Natural Burials is a not-for-profit organisation formed in 1999 by a group of New Zealanders wanting to create and operate natural burial cemeteries. To this day it is staffed entirely by volunteers. If you would like to help, especially advocating for local cemeteries, please get in touch.
Our fundamental premise is that in death people can make the ultimate gesture to the environment – by ensuring their death funds and nourishes the restoration of land to a more natural state.
The principle is part of a wider movement that aims to bring about a psychologically healthier social attitude to death.
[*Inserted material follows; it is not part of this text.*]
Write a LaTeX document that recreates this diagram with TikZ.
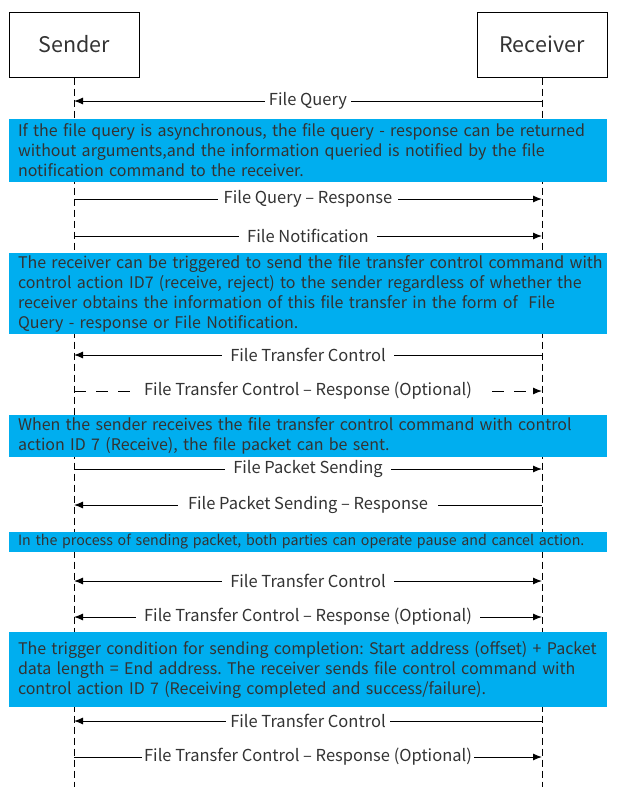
\documentclass[tikz,border=0pt]{standalone}
\usepackage{fontspec}
\setmainfont{Noto Sans CJK SC}
\usepackage{tikz}
\usetikzlibrary{arrows.meta}
\usetikzlibrary{calc}
\usepackage{xcolor}
\definecolor{notebg}{RGB}{0,174,239}
\definecolor{txt}{RGB}{51,51,51}
\frenchspacing

\tikzset{
  party/.style={draw,line width=1pt,minimum width=130pt,minimum height=65pt,font=\fontsize{21.5}{24}\selectfont,text=txt},
  lifeline/.style={line width=1pt,dash pattern=on 7pt off 4pt},
  note/.style={fill=notebg,minimum width=598pt,text width=580pt,inner xsep=9pt,inner ysep=0pt,
    align=left,font=\fontsize{16}{20}\selectfont,text=txt},
  msg/.style={line width=1pt,arrows={-Latex[length=9pt,width=7pt]}},
  both/.style={arrows={Latex[length=9pt,width=7pt]-Latex[length=9pt,width=7pt]}},
  lbl/.style={fill=white,inner xsep=8pt,inner ysep=1pt,font=\fontsize{16.5}{18}\selectfont,text=txt}
}

\begin{document}
\begin{tikzpicture}[x=1pt,y=-1pt]
  \useasboundingbox (0,0) rectangle (617,796);

  \node[party] (snd) at (74,44.5) {Sender};
  \node[party] (rcv) at (542,44.5) {Receiver};
  \coordinate (sndend) at (74,787);
  \coordinate (rcvend) at (542,787);
  \draw[lifeline] (snd.south) -- (sndend);
  \draw[lifeline] (rcv.south) -- (rcvend);

  % message rows on the two lifelines
  \foreach \n/\y in {1/101,2/199,3/236,4/355,5/391,6/469,7/505,8/581,9/617,10/721,11/757}{
    \coordinate (s\n) at (74,\y);
    \coordinate (r\n) at (542,\y);
  }

  \node[note,minimum height=63pt] (n1) at (308,150.5)
    {If the file query is asynchronous, the file query - response can be returned\\
     without arguments,and the information queried is notified by the file\\
     notification command to the receiver.};
  \draw[msg] (r1) -- node[lbl,inner xsep=4pt] (m1) {File Query} (s1);
  \draw[msg] (s2) -- node[lbl,inner xsep=6pt] (m2) {File Query -- Response} (r2);
  \draw[msg] (s3) -- node[lbl] (m3) {File Notification} (r3);

  \node[note,minimum height=81pt] (n2) at (308,293.5)
    {\mbox{The receiver can be triggered to send the file transfer control command with}\\
     control action ID7 (receive, reject) to the sender regardless of whether the\\
     receiver obtains the information of this file transfer in the form of~ File\\
     Query - response or File Notification.};
  \draw[msg] (r4) -- node[lbl] (m4) {File Transfer Control} (s4);
  \draw[msg,dash pattern=on 12pt off 10pt] (s5) -- node[lbl,inner xsep=10pt] (m5) {File Transfer Control -- Response (Optional)} (r5);

  \node[note,minimum height=42pt] (n3) at (308,436)
    {When the sender receives the file transfer control command with control\\
     action ID 7 (Receive), the file packet can be sent.};
  \draw[msg] (s6) -- node[lbl] (m6) {File Packet Sending} (r6);
  \draw[msg] (r7) -- node[lbl,inner xsep=10pt] (m7) {File Packet Sending -- Response} (s7);

  \node[note,minimum height=20pt,font=\fontsize{14.2}{16}\selectfont] (n4) at (308,542)
    {\mbox{In the process of sending packet, both parties can operate pause and cancel action.}};
  \draw[msg,both] (s8) -- node[lbl] (m8) {File Transfer Control} (r8);
  \draw[msg,both] (s9) -- node[lbl] (m9) {File Transfer Control -- Response (Optional)} (r9);

  \node[note,minimum height=75pt] (n5) at (308,669.5)
    {\mbox{The trigger condition for sending completion: Start address (offset) + Packet}\\
     data length = End address. The receiver sends file control command with\\
     control action ID 7 (Receiving completed and success/failure).};
  \draw[msg] (r10) -- node[lbl,inner xsep=4pt] (m10) {File Transfer Control} (s10);
  \draw[msg] (s11) -- node[lbl,inner xsep=2pt] (m11) {File Transfer Control -- Response (Optional)} (r11);
\end{tikzpicture}
\end{document}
Prominent in forming our organisation have been GPs and other health professionals, funeral directors, business-people, sociologists, educators, lawyers, and environmentalists.
In 2002 we resolved to change the fact that there were no natural burial cemeteries outside of the UK. We cast around our home of New Zealand looking for suitable locations. We settled upon Wellington, the capital city, which had a particularly receptive population and a visionary Council to assist us. In 2008 we established the first natural cemetery in a city outside of the UK.
Since then we have advocated for natural burials in NZ, helping establish other cemeteries, and setting up a certification process for cemeteries, funeral directors and caskets.
Our NZ approach differs from the UK in that we have to satisfy numerous laws and by-laws. Since the current law implies that only local authorities can set up and run cemeteries, we chose to partner with local authorities to provide cemeteries. We’ve come a long way since complete resistance from councils in 1999. There are now many natural cemeteries and “zones”. Over half of them are certified by us, or were set up on our guidelines.
Some councils have consigned natural burials to small zones, which will never be forests and still have to conform to old ideas of grave depth and mowable lawns. That’s not good enough. It is one reason will still try to change the law. We were a core contributor to the Law Commission 2014 review of the Burials and Cremation Act which has recommended allowing non-council cemeteries.